Aux douze vents du monde

Ursula K. LE GUIN
LE BÉLIAL'
416pp - 24,00 €

Critique parue en juillet 2018 dans Bifrost n° 91

Paru outre-Atlantique en 1975, Aux douze vents du monde constitue le tout premier recueil de nouvelles de Ursula K. Le Guin (une vingtaine d’autres suivrons, ainsi que le rappelle la bibliographie des œuvres de Le Guin établie par Alain Sprauel et incluse dans Aux douze vents du monde ; très détaillée, cette recension englobant aussi bien les œuvres de fiction que les poésies et les essais de l’auteure vient compléter celle proposée à l’occasion du dossier qui lui fut dévolu en 2015 dans le Bifrost n°78.) Les dix-sept textes composant cette anthologie ont été choisis et commentés par l’auteure elle-même.

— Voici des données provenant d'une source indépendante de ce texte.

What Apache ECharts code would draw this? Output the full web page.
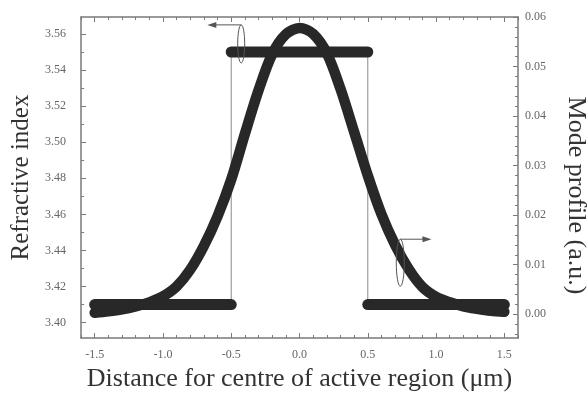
<!DOCTYPE html>
<html>
<head>
<meta charset="utf-8">
<style>
  html, body { margin: 0; padding: 0; background: #fff; }
  #chart { width: 588px; height: 394px; }
</style>
<script src="https://cdn.jsdelivr.net/npm/echarts@6/dist/echarts.min.js"></script>
</head>
<body>
<div id="chart"></div>
<script>
// Step-index profile of the waveguide
const claddingIndex = 3.41;
const coreIndex = 3.55;
const coreBounds = [-0.5, 0.5];
const regionEnds = [-1.5, 1.5];

// Guided mode intensity across the structure (a.u.)
const distance = [-1.5, -1.4, -1.3, -1.2, -1.1, -1.0, -0.9, -0.8, -0.7, -0.6, -0.5, -0.4, -0.3, -0.2, -0.1, 0.0,
                  0.1, 0.2, 0.3, 0.4, 0.5, 0.6, 0.7, 0.8, 0.9, 1.0, 1.1, 1.2, 1.3, 1.4, 1.5];
const modeProfile = [0.0003, 0.0006, 0.0010, 0.0016, 0.0024, 0.0036, 0.0056, 0.0090, 0.0138, 0.0198, 0.0272, 0.0364, 0.0452, 0.0525, 0.0565, 0.0578,
                     0.0566, 0.0527, 0.0455, 0.0368, 0.0280, 0.0202, 0.0140, 0.0091, 0.0055, 0.0035, 0.0024, 0.0016, 0.0011, 0.0007, 0.0005];

// Axis ticks and labels
const xMajor = [-1.5, -1.0, -0.5, 0.0, 0.5, 1.0, 1.5];
const leftMajor = [3.40, 3.42, 3.44, 3.46, 3.48, 3.50, 3.52, 3.54, 3.56];
const rightMajor = [0.00, 0.01, 0.02, 0.03, 0.04, 0.05, 0.06];

const xRange = [-1.6, 1.6];
const leftRange = [3.3915, 3.5694];
const rightRange = [-0.0048, 0.06];

function minorBetween(start, end, step, majors) {
  const out = [];
  const n = Math.round((end - start) / step);
  for (let i = 0; i <= n; i++) {
    const v = +(start + i * step).toFixed(4);
    if (!majors.some(m => Math.abs(m - v) < step / 10)) out.push(v);
  }
  return out;
}
const xMinor = minorBetween(-1.6, 1.6, 0.1, xMajor);
const leftMinor = minorBetween(3.39, 3.57, 0.01, leftMajor).filter(v => v > leftRange[0] && v < leftRange[1]);
const rightMinor = minorBetween(-0.004, 0.06, 0.002, rightMajor);

const serif = '"Liberation Serif", "DejaVu Serif", serif';
const axisGrey = '#7a7a7a';
const labelGrey = '#666';
const ink = '#282828';

function axisBase(extra) {
  return Object.assign({
    type: 'value',
    axisLine: { show: false, onZero: false, lineStyle: { color: axisGrey, width: 1.5 } },
    splitLine: { show: false },
    axisLabel: { show: false },
    axisTick: { show: false }
  }, extra);
}

const chart = echarts.init(document.getElementById('chart'), null, { renderer: 'canvas' });

const option = {
  animation: false,
  backgroundColor: '#fff',
  grid: { left: 81, right: 70, top: 17, bottom: 56, containLabel: false, outerBoundsMode: 'none' },
  xAxis: [
    axisBase({
      position: 'bottom', min: xRange[0], max: xRange[1],
      axisLine: { show: true, onZero: false, lineStyle: { color: axisGrey, width: 1.5 } },
      axisTick: { show: true, inside: true, length: 5, customValues: xMajor, lineStyle: { color: axisGrey } },
      axisLabel: { show: true, customValues: xMajor, margin: 11, color: labelGrey, fontFamily: serif, fontSize: 12,
                   formatter: v => v.toFixed(1) },
      name: 'Distance for centre of active region (\u03bcm)',
      nameLocation: 'middle', nameGap: 27,
      nameTextStyle: { fontFamily: serif, fontSize: 26, color: '#333' }
    }),
    axisBase({
      position: 'bottom', min: xRange[0], max: xRange[1],
      axisTick: { show: true, inside: true, length: 3, customValues: xMinor, lineStyle: { color: axisGrey } }
    }),
    axisBase({
      position: 'top', min: xRange[0], max: xRange[1],
      axisLine: { show: true, onZero: false, lineStyle: { color: axisGrey, width: 1.5 } },
      axisTick: { show: true, inside: true, length: 5, customValues: xMajor, lineStyle: { color: axisGrey } }
    }),
    axisBase({
      position: 'top', min: xRange[0], max: xRange[1],
      axisTick: { show: true, inside: true, length: 3, customValues: xMinor, lineStyle: { color: axisGrey } }
    })
  ],
  yAxis: [
    axisBase({
      position: 'left', min: leftRange[0], max: leftRange[1],
      axisLine: { show: true, onZero: false, lineStyle: { color: axisGrey, width: 1.5 } },
      axisTick: { show: true, inside: true, length: 5, customValues: leftMajor, lineStyle: { color: axisGrey } },
      axisLabel: { show: true, customValues: leftMajor, margin: 15, color: labelGrey, fontFamily: serif, fontSize: 12,
                   formatter: v => v.toFixed(2) },
      name: 'Refractive index',
      nameLocation: 'middle', nameGap: 47, nameRotate: 90,
      nameTextStyle: { fontFamily: serif, fontSize: 25, color: '#333' }
    }),
    axisBase({
      position: 'left', min: leftRange[0], max: leftRange[1],
      axisTick: { show: true, inside: true, length: 3, customValues: leftMinor, lineStyle: { color: axisGrey } }
    }),
    axisBase({
      position: 'right', min: rightRange[0], max: rightRange[1],
      axisLine: { show: true, onZero: false, lineStyle: { color: axisGrey, width: 1.5 } },
      axisTick: { show: true, inside: true, length: 5, customValues: rightMajor, lineStyle: { color: axisGrey } },
      axisLabel: { show: true, customValues: rightMajor, margin: 7, color: labelGrey, fontFamily: serif, fontSize: 12,
                   formatter: v => v.toFixed(2) },
      name: 'Mode profile (a.u.)',
      nameLocation: 'middle', nameGap: 45, nameRotate: -90,
      nameTextStyle: { fontFamily: serif, fontSize: 26, color: '#333', padding: [0, 0, 0, 36] }
    }),
    axisBase({
      position: 'right', min: rightRange[0], max: rightRange[1],
      axisTick: { show: true, inside: true, length: 3, customValues: rightMinor, lineStyle: { color: axisGrey } }
    })
  ],
  series: [
    // thin walls of the core
    {
      type: 'line', xAxisIndex: 0, yAxisIndex: 0, symbol: 'none', z: 1,
      lineStyle: { color: '#8a8a8a', width: 1 },
      data: [[coreBounds[0], claddingIndex], [coreBounds[0], coreIndex]]
    },
    {
      type: 'line', xAxisIndex: 0, yAxisIndex: 0, symbol: 'none', z: 1,
      lineStyle: { color: '#8a8a8a', width: 1 },
      data: [[coreBounds[1], claddingIndex], [coreBounds[1], coreIndex]]
    },
    // cladding and core levels
    {
      type: 'line', xAxisIndex: 0, yAxisIndex: 0, symbol: 'none', z: 3,
      lineStyle: { color: ink, width: 11, cap: 'round' },
      data: [[regionEnds[0], claddingIndex], [coreBounds[0], claddingIndex]]
    },
    {
      type: 'line', xAxisIndex: 0, yAxisIndex: 0, symbol: 'none', z: 3,
      lineStyle: { color: ink, width: 11, cap: 'round' },
      data: [[coreBounds[0], coreIndex], [coreBounds[1], coreIndex]]
    },
    {
      type: 'line', xAxisIndex: 0, yAxisIndex: 0, symbol: 'none', z: 3,
      lineStyle: { color: ink, width: 11, cap: 'round' },
      data: [[coreBounds[1], claddingIndex], [regionEnds[1], claddingIndex]]
    },
    // mode profile
    {
      type: 'line', xAxisIndex: 0, yAxisIndex: 2, symbol: 'none', z: 4, smooth: 0.3,
      lineStyle: { color: ink, width: 10.5, cap: 'round', join: 'round' },
      data: distance.map((d, i) => [d, modeProfile[i]])
    }
  ]
};

chart.setOption(option);

// Ellipse-and-arrow markers pointing each curve to its axis
function px(x, y, yAxisIndex) {
  return chart.convertToPixel({ xAxisIndex: 0, yAxisIndex: yAxisIndex }, [x, y]);
}
function marker(center, rx, ry, tipX, dir) {
  const cx = center[0], cy = center[1];
  const top = cy - ry;
  const stroke = '#555';
  return [
    { type: 'ellipse', shape: { cx: cx, cy: cy, rx: rx, ry: ry }, style: { fill: null, stroke: stroke, lineWidth: 1 }, z: 10 },
    { type: 'line', shape: { x1: cx, y1: top, x2: tipX - dir * 6, y2: top }, style: { stroke: stroke, lineWidth: 1 }, z: 10 },
    { type: 'polygon', shape: { points: [[tipX, top], [tipX - dir * 9, top - 3], [tipX - dir * 9, top + 3]] },
      style: { fill: stroke }, z: 10 }
  ];
}
const leftMark = px(-0.427, 3.5545, 0);
const leftTip = px(-0.675, 3.5545, 0)[0];
const rightMark = px(0.738, 0.0104, 2);
const rightTip = px(0.966, 0.0104, 2)[0];

chart.setOption({
  graphic: [].concat(
    marker(leftMark, 3.5, 19, leftTip, -1),
    marker(rightMark, 4, 23.5, rightTip, 1)
  )
});
</script>
</body>
</html>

Se dessine ainsi un remarquable autoportrait littéraire susceptible d’intéresser aussi bien les néophytes que celles et ceux qui fréquentent l’œuvre de Le Guin de longue date… Pour les premiers, Aux douze vents du monde peut être appréhendé comme une très riche introduction à l’univers de la créatrice des cycles de «  Hain » et de «  Terremer ».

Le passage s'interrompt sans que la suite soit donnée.